### [Exercise description]
Images should be left out, and everything else in the listing reproduced exactly.

* start Dataset content *

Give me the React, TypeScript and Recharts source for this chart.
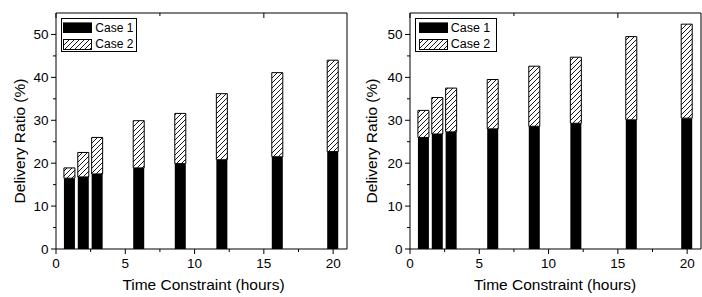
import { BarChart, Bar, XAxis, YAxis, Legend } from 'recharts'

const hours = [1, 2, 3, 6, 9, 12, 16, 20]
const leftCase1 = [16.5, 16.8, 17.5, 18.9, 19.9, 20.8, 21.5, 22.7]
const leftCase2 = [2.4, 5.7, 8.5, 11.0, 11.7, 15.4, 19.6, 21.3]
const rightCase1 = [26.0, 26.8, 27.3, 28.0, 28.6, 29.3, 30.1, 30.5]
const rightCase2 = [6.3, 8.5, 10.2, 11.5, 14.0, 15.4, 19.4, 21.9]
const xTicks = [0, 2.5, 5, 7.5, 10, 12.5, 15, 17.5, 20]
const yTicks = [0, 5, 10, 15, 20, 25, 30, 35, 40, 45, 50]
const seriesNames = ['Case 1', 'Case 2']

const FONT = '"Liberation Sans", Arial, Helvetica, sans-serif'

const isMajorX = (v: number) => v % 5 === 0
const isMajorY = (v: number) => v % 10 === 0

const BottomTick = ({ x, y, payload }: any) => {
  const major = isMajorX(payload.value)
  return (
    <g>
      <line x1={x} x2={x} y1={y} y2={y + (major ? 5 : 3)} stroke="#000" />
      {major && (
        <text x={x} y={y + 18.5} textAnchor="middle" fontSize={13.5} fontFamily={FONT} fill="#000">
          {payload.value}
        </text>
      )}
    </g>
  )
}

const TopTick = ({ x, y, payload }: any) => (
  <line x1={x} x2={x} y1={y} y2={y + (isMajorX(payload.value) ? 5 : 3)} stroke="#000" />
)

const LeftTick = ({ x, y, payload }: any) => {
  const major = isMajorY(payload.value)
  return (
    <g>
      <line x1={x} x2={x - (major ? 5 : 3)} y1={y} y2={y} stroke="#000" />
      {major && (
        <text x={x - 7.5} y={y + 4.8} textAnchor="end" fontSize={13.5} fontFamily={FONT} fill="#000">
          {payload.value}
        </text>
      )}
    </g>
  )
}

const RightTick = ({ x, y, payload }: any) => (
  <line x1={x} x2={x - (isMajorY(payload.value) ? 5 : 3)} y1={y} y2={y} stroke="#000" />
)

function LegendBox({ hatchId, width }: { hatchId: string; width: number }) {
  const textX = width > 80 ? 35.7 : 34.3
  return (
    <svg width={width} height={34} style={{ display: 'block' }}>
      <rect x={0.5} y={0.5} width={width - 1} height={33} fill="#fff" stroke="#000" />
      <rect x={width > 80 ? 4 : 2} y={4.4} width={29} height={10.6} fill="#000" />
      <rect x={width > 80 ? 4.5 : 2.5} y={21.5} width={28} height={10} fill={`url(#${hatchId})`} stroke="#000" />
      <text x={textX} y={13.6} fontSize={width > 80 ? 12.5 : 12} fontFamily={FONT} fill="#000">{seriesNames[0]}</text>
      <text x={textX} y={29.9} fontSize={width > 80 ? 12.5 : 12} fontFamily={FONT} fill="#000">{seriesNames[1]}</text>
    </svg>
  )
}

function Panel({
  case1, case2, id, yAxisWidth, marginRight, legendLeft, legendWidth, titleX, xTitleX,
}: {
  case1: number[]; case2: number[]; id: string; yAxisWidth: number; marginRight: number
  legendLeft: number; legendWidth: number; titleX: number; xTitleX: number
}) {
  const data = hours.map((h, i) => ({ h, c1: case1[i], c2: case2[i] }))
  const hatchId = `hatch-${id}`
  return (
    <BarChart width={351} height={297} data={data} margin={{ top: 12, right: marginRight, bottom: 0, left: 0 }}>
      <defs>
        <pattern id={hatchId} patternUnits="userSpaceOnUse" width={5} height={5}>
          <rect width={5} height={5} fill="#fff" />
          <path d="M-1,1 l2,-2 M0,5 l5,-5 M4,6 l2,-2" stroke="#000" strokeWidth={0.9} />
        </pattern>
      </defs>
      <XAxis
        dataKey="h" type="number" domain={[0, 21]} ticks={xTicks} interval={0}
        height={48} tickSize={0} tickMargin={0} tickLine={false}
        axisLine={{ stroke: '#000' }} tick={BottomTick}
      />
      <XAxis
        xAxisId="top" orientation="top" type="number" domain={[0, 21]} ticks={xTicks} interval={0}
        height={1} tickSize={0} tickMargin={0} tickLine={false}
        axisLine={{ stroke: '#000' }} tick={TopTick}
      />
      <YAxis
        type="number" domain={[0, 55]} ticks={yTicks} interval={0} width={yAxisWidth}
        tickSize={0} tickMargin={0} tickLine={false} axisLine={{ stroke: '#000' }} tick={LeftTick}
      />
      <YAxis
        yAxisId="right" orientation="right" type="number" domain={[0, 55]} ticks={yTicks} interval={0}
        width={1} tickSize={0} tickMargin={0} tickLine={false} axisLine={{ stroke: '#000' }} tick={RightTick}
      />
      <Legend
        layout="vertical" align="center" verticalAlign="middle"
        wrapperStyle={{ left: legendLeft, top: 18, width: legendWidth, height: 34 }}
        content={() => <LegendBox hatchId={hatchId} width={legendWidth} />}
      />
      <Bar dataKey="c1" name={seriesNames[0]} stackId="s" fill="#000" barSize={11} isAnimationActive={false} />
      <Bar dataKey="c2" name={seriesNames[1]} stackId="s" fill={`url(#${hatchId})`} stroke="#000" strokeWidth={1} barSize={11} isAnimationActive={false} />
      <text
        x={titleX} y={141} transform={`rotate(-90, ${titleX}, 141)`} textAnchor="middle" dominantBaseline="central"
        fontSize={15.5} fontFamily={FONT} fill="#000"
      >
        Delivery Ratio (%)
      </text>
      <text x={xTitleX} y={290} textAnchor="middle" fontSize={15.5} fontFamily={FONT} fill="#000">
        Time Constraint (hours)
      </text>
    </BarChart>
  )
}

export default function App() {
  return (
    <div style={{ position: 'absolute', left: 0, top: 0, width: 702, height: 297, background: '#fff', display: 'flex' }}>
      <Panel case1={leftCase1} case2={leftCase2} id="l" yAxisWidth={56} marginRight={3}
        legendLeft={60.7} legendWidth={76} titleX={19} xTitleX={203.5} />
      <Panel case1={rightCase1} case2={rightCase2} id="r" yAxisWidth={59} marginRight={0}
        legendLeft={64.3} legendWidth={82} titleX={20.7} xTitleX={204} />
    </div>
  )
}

* end Dataset content *

### [Task answer]
Give me the React, TypeScript and Recharts source for this chart.
import { BarChart, Bar, XAxis, YAxis, Legend } from 'recharts'

const hours = [1, 2, 3, 6, 9, 12, 16, 20]
const leftCase1 = [16.5, 16.8, 17.5, 18.9, 19.9, 20.8, 21.5, 22.7]
const leftCase2 = [2.4, 5.7, 8.5, 11.0, 11.7, 15.4, 19.6, 21.3]
const rightCase1 = [26.0, 26.8, 27.3, 28.0, 28.6, 29.3, 30.1, 30.5]
const rightCase2 = [6.3, 8.5, 10.2, 11.5, 14.0, 15.4, 19.4, 21.9]
const xTicks = [0, 2.5, 5, 7.5, 10, 12.5, 15, 17.5, 20]
const yTicks = [0, 5, 10, 15, 20, 25, 30, 35, 40, 45, 50]
const seriesNames = ['Case 1', 'Case 2']

const FONT = '"Liberation Sans", Arial, Helvetica, sans-serif'

const isMajorX = (v: number) => v % 5 === 0
const isMajorY = (v: number) => v % 10 === 0

const BottomTick = ({ x, y, payload }: any) => {
  const major = isMajorX(payload.value)
  return (
    <g>
      <line x1={x} x2={x} y1={y} y2={y + (major ? 5 : 3)} stroke="#000" />
      {major && (
        <text x={x} y={y + 18.5} textAnchor="middle" fontSize={13.5} fontFamily={FONT} fill="#000">
          {payload.value}
        </text>
      )}
    </g>
  )
}

const TopTick = ({ x, y, payload }: any) => (
  <line x1={x} x2={x} y1={y} y2={y + (isMajorX(payload.value) ? 5 : 3)} stroke="#000" />
)

const LeftTick = ({ x, y, payload }: any) => {
  const major = isMajorY(payload.value)
  return (
    <g>
      <line x1={x} x2={x - (major ? 5 : 3)} y1={y} y2={y} stroke="#000" />
      {major && (
        <text x={x - 7.5} y={y + 4.8} textAnchor="end" fontSize={13.5} fontFamily={FONT} fill="#000">
          {payload.value}
        </text>
      )}
    </g>
  )
}

const RightTick = ({ x, y, payload }: any) => (
  <line x1={x} x2={x - (isMajorY(payload.value) ? 5 : 3)} y1={y} y2={y} stroke="#000" />
)

function LegendBox({ hatchId, width }: { hatchId: string; width: number }) {
  const textX = width > 80 ? 35.7 : 34.3
  return (
    <svg width={width} height={34} style={{ display: 'block' }}>
      <rect x={0.5} y={0.5} width={width - 1} height={33} fill="#fff" stroke="#000" />
      <rect x={width > 80 ? 4 : 2} y={4.4} width={29} height={10.6} fill="#000" />
      <rect x={width > 80 ? 4.5 : 2.5} y={21.5} width={28} height={10} fill={`url(#${hatchId})`} stroke="#000" />
      <text x={textX} y={13.6} fontSize={width > 80 ? 12.5 : 12} fontFamily={FONT} fill="#000">{seriesNames[0]}</text>
      <text x={textX} y={29.9} fontSize={width > 80 ? 12.5 : 12} fontFamily={FONT} fill="#000">{seriesNames[1]}</text>
    </svg>
  )
}

function Panel({
  case1, case2, id, yAxisWidth, marginRight, legendLeft, legendWidth, titleX, xTitleX,
}: {
  case1: number[]; case2: number[]; id: string; yAxisWidth: number; marginRight: number
  legendLeft: number; legendWidth: number; titleX: number; xTitleX: number
}) {
  const data = hours.map((h, i) => ({ h, c1: case1[i], c2: case2[i] }))
  const hatchId = `hatch-${id}`
  return (
    <BarChart width={351} height={297} data={data} margin={{ top: 12, right: marginRight, bottom: 0, left: 0 }}>
      <defs>
        <pattern id={hatchId} patternUnits="userSpaceOnUse" width={5} height={5}>
          <rect width={5} height={5} fill="#fff" />
          <path d="M-1,1 l2,-2 M0,5 l5,-5 M4,6 l2,-2" stroke="#000" strokeWidth={0.9} />
        </pattern>
      </defs>
      <XAxis
        dataKey="h" type="number" domain={[0, 21]} ticks={xTicks} interval={0}
        height={48} tickSize={0} tickMargin={0} tickLine={false}
        axisLine={{ stroke: '#000' }} tick={BottomTick}
      />
      <XAxis
        xAxisId="top" orientation="top" type="number" domain={[0, 21]} ticks={xTicks} interval={0}
        height={1} tickSize={0} tickMargin={0} tickLine={false}
        axisLine={{ stroke: '#000' }} tick={TopTick}
      />
      <YAxis
        type="number" domain={[0, 55]} ticks={yTicks} interval={0} width={yAxisWidth}
        tickSize={0} tickMargin={0} tickLine={false} axisLine={{ stroke: '#000' }} tick={LeftTick}
      />
      <YAxis
        yAxisId="right" orientation="right" type="number" domain={[0, 55]} ticks={yTicks} interval={0}
        width={1} tickSize={0} tickMargin={0} tickLine={false} axisLine={{ stroke: '#000' }} tick={RightTick}
      />
      <Legend
        layout="vertical" align="center" verticalAlign="middle"
        wrapperStyle={{ left: legendLeft, top: 18, width: legendWidth, height: 34 }}
        content={() => <LegendBox hatchId={hatchId} width={legendWidth} />}
      />
      <Bar dataKey="c1" name={seriesNames[0]} stackId="s" fill="#000" barSize={11} isAnimationActive={false} />
      <Bar dataKey="c2" name={seriesNames[1]} stackId="s" fill={`url(#${hatchId})`} stroke="#000" strokeWidth={1} barSize={11} isAnimationActive={false} />
      <text
        x={titleX} y={141} transform={`rotate(-90, ${titleX}, 141)`} textAnchor="middle" dominantBaseline="central"
        fontSize={15.5} fontFamily={FONT} fill="#000"
      >
        Delivery Ratio (%)
      </text>
      <text x={xTitleX} y={290} textAnchor="middle" fontSize={15.5} fontFamily={FONT} fill="#000">
        Time Constraint (hours)
      </text>
    </BarChart>
  )
}

export default function App() {
  return (
    <div style={{ position: 'absolute', left: 0, top: 0, width: 702, height: 297, background: '#fff', display: 'flex' }}>
      <Panel case1={leftCase1} case2={leftCase2} id="l" yAxisWidth={56} marginRight={3}
        legendLeft={60.7} legendWidth={76} titleX={19} xTitleX={203.5} />
      <Panel case1={rightCase1} case2={rightCase2} id="r" yAxisWidth={59} marginRight={0}
        legendLeft={64.3} legendWidth={82} titleX={20.7} xTitleX={204} />
    </div>
  )
}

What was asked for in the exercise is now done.